2o. Le mont Quirinal ; les Curetes qui vinrent de Cures à Rome avec le roi Tatius, donnerent leur nom à cette colline, parce qu’ils y avoient placé leur camp. Denis d’Halicarnasse appelle cette montagne, collem Agonalem : c’est le nom qu’elle portoit avant que les Sabins eussent fait alliance avec les Romains.

3o. Mont Calius ; il eut son nom d’un certain Caelius Vibennus, capitaine hétrusque, qui vint avec une troupe d’élite au secours de Romulus contre le roi des Sabins. Cette montagne étoit couverte autrefois de chênes ; c’est pourquoi Tacite, lib. IV. Ann. en parlant du mont Calus, ne le désigne que par le nom qu’il portoit alors, Querquetalanum montem.

4o. mont Capitolin ; cette montagne fut fameuse par trois noms qu’elle porta. 1o. elle fut appellée mons Saturnius, de Saturne qui l’avoit anciennement habitée, & sous la protection duquel elle fut toûjours depuis : 2o. mons Tarpeïus, de cette fameuse Tarpeia, qui y fut accablée sous les boucliers des Sabins, comme Denis d’Halicarnasse le raconte ; & qui y eut sa sépulture : 3o. mons Capitolinus, parce qu’en fouillant les fondemens du temple de Jupiter sur cette montagne, on y trouva la tête d’un homme ; c’est ce nom qui a prévalu dans la suite sur les deux autres qu’elle portoit auparavant. La maison qu’habitoit Tatius sur le capitole, fut changée en un temple dédié à Juno moneta, parce qu’elle avoit donné, dit-on, des avis salutaires aux Romains dans la guerre contre les Arunces ; ou selon Suilas, parce qu’elle leur avoit promis que dans la guerre contre Pyrrhus, l’argent ou la monnoie ne leur manqueroit point.

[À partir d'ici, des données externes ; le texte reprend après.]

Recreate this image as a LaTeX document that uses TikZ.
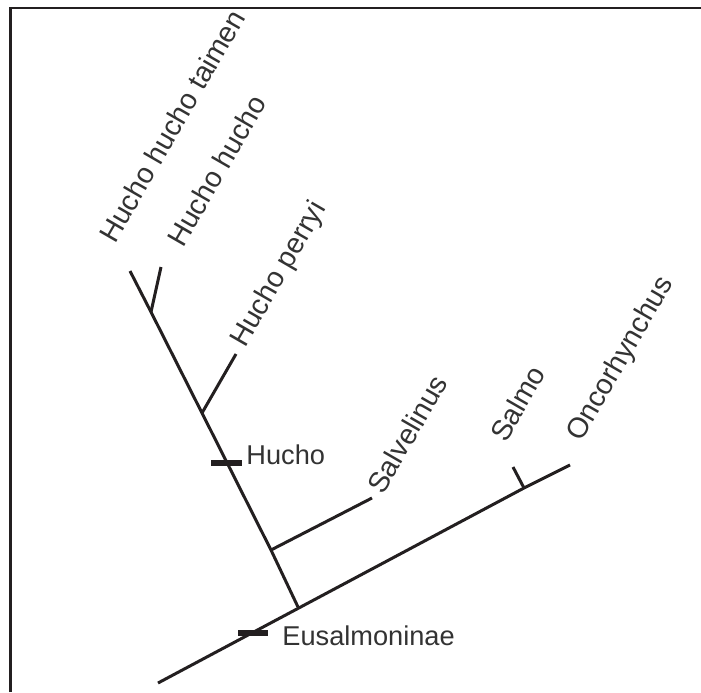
\documentclass[tikz,border=0pt]{standalone}
\usepackage{fontspec}
\setmainfont{Liberation Sans}
\definecolor{ink}{HTML}{231F20}
\definecolor{txt}{HTML}{333333}
\begin{document}
\begin{tikzpicture}[x=0.5pt,y=-0.5pt,
  branch/.style={draw=ink,line width=1.5pt},
  markbar/.style={draw=ink,line width=2.6pt},
  taxon/.style={inner sep=0pt,anchor=base west,rotate=60,text=txt,font=\fontsize{14.3pt}{17pt}\selectfont},
  clade/.style={inner sep=0pt,anchor=base west,text=txt,font=\fontsize{13.6pt}{16pt}\selectfont}]
\useasboundingbox (0,0) rectangle (701,692);
\fill[white] (0,0) rectangle (701,692);
% frame
\draw[ink,line width=1.4pt] (10.5,692) -- (10.5,8) -- (701,8);
% tree coordinates
\coordinate (root) at (158,683);
\coordinate (onc) at (570,465);
\coordinate (jsalmo) at (524,488);
\coordinate (salmo) at (513,467);
\coordinate (jeus) at (298,607);
\coordinate (jsalv) at (271,550);
\coordinate (salv) at (372,498);
\coordinate (jperryi) at (202,413);
\coordinate (perryi) at (236,354);
\coordinate (jhh) at (151,312);
\coordinate (hh) at (161,267);
\coordinate (taimen) at (130,271);
% branches
\draw[branch] (root) -- (jsalmo) -- (onc);
\draw[branch] (jsalmo) -- (salmo);
\draw[branch] (jeus) -- (jsalv) -- (jperryi) -- (jhh) -- (taimen);
\draw[branch] (jsalv) -- (salv);
\draw[branch] (jperryi) -- (perryi);
\draw[branch] (jhh) -- (hh);
% marks
\coordinate (hbarL) at (211,463);
\coordinate (hbarR) at (242,463);
\coordinate (ebarL) at (238,633);
\coordinate (ebarR) at (268,633);
\draw[markbar] (hbarL) -- (hbarR);
\draw[markbar] (ebarL) -- (ebarR);
% labels
\node[clade] (lhucho) at (246,464) {Hucho};
\node[clade] (leus) at (282,645) {Eusalmoninae};
\node[taxon] (ltaimen) at (115,245) {Hucho hucho taimen};
\node[taxon] (lhh) at (183,249) {Hucho hucho};
\node[taxon] (lperryi) at (245,349) {Hucho perryi};
\node[taxon] (lsalv) at (383,496) {Salvelinus};
\node[taxon] (lsalmo) at (506,444) {Salmo};
\node[taxon] (lonc) at (581,443) {Oncorhynchus};
\end{tikzpicture}
\end{document}
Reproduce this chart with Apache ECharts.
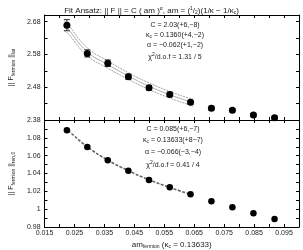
<!DOCTYPE html>
<html>
<head>
    <meta charset="UTF-8">
    <title>Fit Ansatz</title>
    <style>
        html, body { margin: 0; padding: 0; width: 100%; height: 100%; overflow: hidden; background: #fff; }
        #main { width: 303px; height: 250px; }
    </style>
    <script src="https://cdn.jsdelivr.net/npm/echarts@6/dist/echarts.min.js"></script>
</head>
<body>
    <div id="main"></div>
    <script>
        // am_fermion values (kappa_c = 0.13633)
        const amValues = [0.02247, 0.02929, 0.03613, 0.04301, 0.04990, 0.05683, 0.06377, 0.07075, 0.07775, 0.08478, 0.09183];

        // top panel: ||F|| with errors
        const normTop = [2.669, 2.583, 2.553, 2.512, 2.478, 2.458, 2.434, 2.416, 2.410, 2.395, 2.387];
        const errTop = [0.017, 0.011, 0.010, 0.008, 0.007, 0.007, 0.006, 0.006, 0.005, 0.005, 0.005];

        // bottom panel
        const normBottom = [1.0884, 1.0697, 1.0548, 1.0432, 1.0327, 1.0245, 1.0167, 1.0090, 1.0021, 0.9954, 0.9890];

        // fit curves
        const fitTopX = [0.0215, 0.02247, 0.02929, 0.03613, 0.04301, 0.04990, 0.05683, 0.06377, 0.0645];
        const fitTopMid = [2.668, 2.661, 2.588, 2.549, 2.514, 2.483, 2.457, 2.435, 2.433];
        const fitTopHi = [2.683, 2.675, 2.600, 2.560, 2.524, 2.493, 2.467, 2.445, 2.444];
        const fitTopLo = [2.653, 2.647, 2.576, 2.538, 2.504, 2.473, 2.447, 2.425, 2.422];
        const fitBotX = [0.0215, 0.02247, 0.02929, 0.03613, 0.04301, 0.04990, 0.05683, 0.06377];
        const fitBot = [1.0905, 1.0890, 1.0700, 1.0550, 1.0432, 1.0330, 1.0245, 1.0165];

        // ticks and labels
        const xTicks = [0.015, 0.02, 0.025, 0.03, 0.035, 0.04, 0.045, 0.05, 0.055, 0.06, 0.065, 0.07, 0.075, 0.08, 0.085, 0.09, 0.095, 0.1];
        const xLabels = [0.015, 0.025, 0.035, 0.045, 0.055, 0.065, 0.075, 0.085, 0.095];
        const yTopTicks = [2.38, 2.43, 2.48, 2.53, 2.58, 2.63, 2.68];
        const yTopLabels = [2.38, 2.48, 2.58, 2.68];
        const yBotTicks = [0.98, 0.99, 1.0, 1.01, 1.02, 1.03, 1.04, 1.05, 1.06, 1.07, 1.08, 1.09, 1.1];
        const yBotLabels = [0.98, 1.0, 1.02, 1.04, 1.06, 1.08];

        const fitTextTop = ['C = 2.03(+6,\u22128)', '{i|\u03ba}{s|c} = 0.1360(+4,\u22122)', '\u03b1 = \u22120.062(+1,\u22122)', '{i|\u03c7}{p|2}/d.o.f = 1.31 / 5'];
        const fitTextBot = ['C = 0.085(+6,\u22127)', '{i|\u03ba}{s|c} = 0.13633(+8\u22127)', '\u03b1 = \u22120.066(\u22123,\u22124)', '{i|\u03c7}{p|2}/d.o.f = 0.41 / 4'];

        const font = 'Liberation Sans, Arial, sans-serif';
        const ink = '#222';
        const richSmall = {
            s: { fontSize: 5, verticalAlign: 'bottom', padding: [4, 0, 0, 0], fontFamily: font, color: ink },
            p: { fontSize: 5, verticalAlign: 'top', padding: [0, 0, 4, 0], fontFamily: font, color: ink },
            i: { fontSize: 7, fontFamily: font, color: ink }
        };

        function pairs(xs, ys) { return xs.map((x, i) => [x, ys[i]]); }

        function xAxisFor(grid, pos, withLabels) {
            return {
                type: 'value', gridIndex: grid, position: pos, min: 0.015, max: 0.1,
                axisLine: { show: true, onZero: false, lineStyle: { color: '#000', width: 1 } },
                axisTick: { show: true, inside: true, length: 3, customValues: xTicks, lineStyle: { color: '#000' } },
                axisLabel: { show: withLabels, customValues: xLabels, fontSize: 7, color: ink, fontFamily: font, margin: 3,
                    formatter: v => v.toFixed(3) },
                splitLine: { show: false }
            };
        }
        function yAxisFor(grid, pos, min, max, ticks, labels, withLabels, fmt) {
            return {
                type: 'value', gridIndex: grid, position: pos, min: min, max: max,
                axisLine: { show: true, onZero: false, lineStyle: { color: '#000', width: 1 } },
                axisTick: { show: true, inside: true, length: 3, customValues: ticks, lineStyle: { color: '#000' } },
                axisLabel: { show: withLabels, customValues: labels, fontSize: 7, color: ink, fontFamily: font, margin: 4, formatter: fmt },
                splitLine: { show: false }
            };
        }

        const chart = echarts.init(document.getElementById('main'), null, { renderer: 'canvas' });

        const option = {
            animation: false,
            backgroundColor: '#fff',
            title: {
                text: 'Fit Ansatz: || F || = C ( am )' + '{p|\u03b1}' + ', am = ({p|1}/{s|2})(1/\u03ba \u2212 1/\u03ba{s|c})',
                left: 'center', top: 1,
                textStyle: { fontSize: 8, fontWeight: 'normal', color: ink, fontFamily: font, rich: {
                    p: { fontSize: 5, verticalAlign: 'top', padding: [0, 0, 4, 0], color: ink, fontFamily: font },
                    s: { fontSize: 5, verticalAlign: 'bottom', padding: [4, 0, 0, 0], color: ink, fontFamily: font }
                } }
            },
            grid: [
                { left: 27, right: 4, top: 15, height: 105 },
                { left: 27, right: 4, top: 120, height: 107 }
            ],
            xAxis: [
                xAxisFor(0, 'bottom', false),
                xAxisFor(0, 'top', false),
                Object.assign(xAxisFor(1, 'bottom', true), {
                    name: 'am{s|fermion} (\u03ba{s|c} = 0.13633)', nameLocation: 'middle', nameGap: 13,
                    nameTextStyle: { fontSize: 8, color: ink, fontFamily: font, rich: {
                        s: { fontSize: 5, verticalAlign: 'bottom', padding: [4, 0, 0, 0], color: ink, fontFamily: font }
                    } }
                }),
                xAxisFor(1, 'top', false)
            ],
            yAxis: [
                Object.assign(yAxisFor(0, 'left', 2.38, 2.7, yTopTicks, yTopLabels, true, v => v.toFixed(2)), {
                    name: '|| F{s|fermion} ||{s|lat}', nameLocation: 'middle', nameGap: 20,
                    nameTextStyle: { fontSize: 7, color: ink, fontFamily: font, rich: {
                        s: { fontSize: 5, verticalAlign: 'bottom', padding: [4, 0, 0, 0], color: ink, fontFamily: font }
                    } }
                }),
                yAxisFor(0, 'right', 2.38, 2.7, yTopTicks, yTopLabels, false),
                Object.assign(yAxisFor(1, 'left', 0.98, 1.1, yBotTicks, yBotLabels, true,
                    v => (Math.abs(v - 1) < 1e-9 ? '1' : v.toFixed(2))), {
                    name: '|| F{s|fermion} ||{s|ren,0}', nameLocation: 'middle', nameGap: 20,
                    nameTextStyle: { fontSize: 7, color: ink, fontFamily: font, rich: {
                        s: { fontSize: 5, verticalAlign: 'bottom', padding: [4, 0, 0, 0], color: ink, fontFamily: font }
                    } }
                }),
                yAxisFor(1, 'right', 0.98, 1.1, yBotTicks, yBotLabels, false)
            ],
            series: [
                { type: 'line', xAxisIndex: 0, yAxisIndex: 0, data: pairs(fitTopX, fitTopHi), smooth: true, showSymbol: false,
                  lineStyle: { color: '#777', width: 0.7, type: [2, 1] }, z: 2 },
                { type: 'line', xAxisIndex: 0, yAxisIndex: 0, data: pairs(fitTopX, fitTopMid), smooth: true, showSymbol: false,
                  lineStyle: { color: '#888', width: 0.7 }, z: 2 },
                { type: 'line', xAxisIndex: 0, yAxisIndex: 0, data: pairs(fitTopX, fitTopLo), smooth: true, showSymbol: false,
                  lineStyle: { color: '#777', width: 0.7, type: [2, 1] }, z: 2 },
                {
                    type: 'custom', xAxisIndex: 0, yAxisIndex: 0, z: 3,
                    data: amValues.map((x, i) => [x, normTop[i] - errTop[i], normTop[i] + errTop[i]]),
                    renderItem: function (params, api) {
                        const lo = api.coord([api.value(0), api.value(1)]);
                        const hi = api.coord([api.value(0), api.value(2)]);
                        const st = { stroke: '#000', lineWidth: 0.8 };
                        return { type: 'group', children: [
                            { type: 'line', shape: { x1: lo[0], y1: lo[1], x2: hi[0], y2: hi[1] }, style: st },
                            { type: 'line', shape: { x1: lo[0] - 3, y1: lo[1], x2: lo[0] + 3, y2: lo[1] }, style: st },
                            { type: 'line', shape: { x1: hi[0] - 3, y1: hi[1], x2: hi[0] + 3, y2: hi[1] }, style: st }
                        ] };
                    }
                },
                { type: 'scatter', xAxisIndex: 0, yAxisIndex: 0, data: pairs(amValues, normTop), symbol: 'circle', symbolSize: 7,
                  itemStyle: { color: '#000', opacity: 1 }, z: 4 },
                { type: 'line', xAxisIndex: 2, yAxisIndex: 2, data: pairs(fitBotX, fitBot), smooth: true, showSymbol: false,
                  lineStyle: { color: '#666', width: 1.6, type: [3, 1.5] }, z: 2 },
                { type: 'scatter', xAxisIndex: 2, yAxisIndex: 2, data: pairs(amValues, normBottom), symbol: 'circle', symbolSize: 6.5,
                  itemStyle: { color: '#000', opacity: 1 }, z: 4 }
            ],
            graphic: [
                ...fitTextTop.map((t, i) => ({ type: 'text', x: 175, y: [25, 35, 45, 57][i], style: {
                    text: t, fontSize: 7, fill: ink, fontFamily: font, align: 'center', verticalAlign: 'middle', rich: richSmall } })),
                ...fitTextBot.map((t, i) => ({ type: 'text', x: 173, y: [129, 140, 152, 165][i], style: {
                    text: t, fontSize: 7, fill: ink, fontFamily: font, align: 'center', verticalAlign: 'middle', rich: richSmall } }))
            ]
        };

        chart.setOption(option);
    </script>
</body>
</html>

Ce mont fut le plus célebre de tous, à cause du temple de Jupiter commencé par Tarquin l’ancien, achevé par Tarquin le superbe, & dédié par Horatius Pulvillus. C’étoit là où se faisoient les vœux solemnels, où les citoyens prêtoient serment de fidélité, & où les Triomphateurs venoient rendre graces aux dieux de la victoire qu’ils avoient obtenue.

Mais pour dire quelque chose de plus particulier, on conservoit à Rome sur le mont Capitolin, avec une espece de religion, la maison de Romulas couverte de chaume : elle existoit encore du tems de Virgile. Séneque dit noblement, colit etiamnum in Capitolio casam victor gentium populus : Vitruve ajoûte, significat mores vetustatis casa in arce sacrorum, stramentis tecta. C’est ainsi qu’on conservoit encore alors dans la ville d’Athènes l’ancien Aréopage, qui n’étoit couvert que de terre.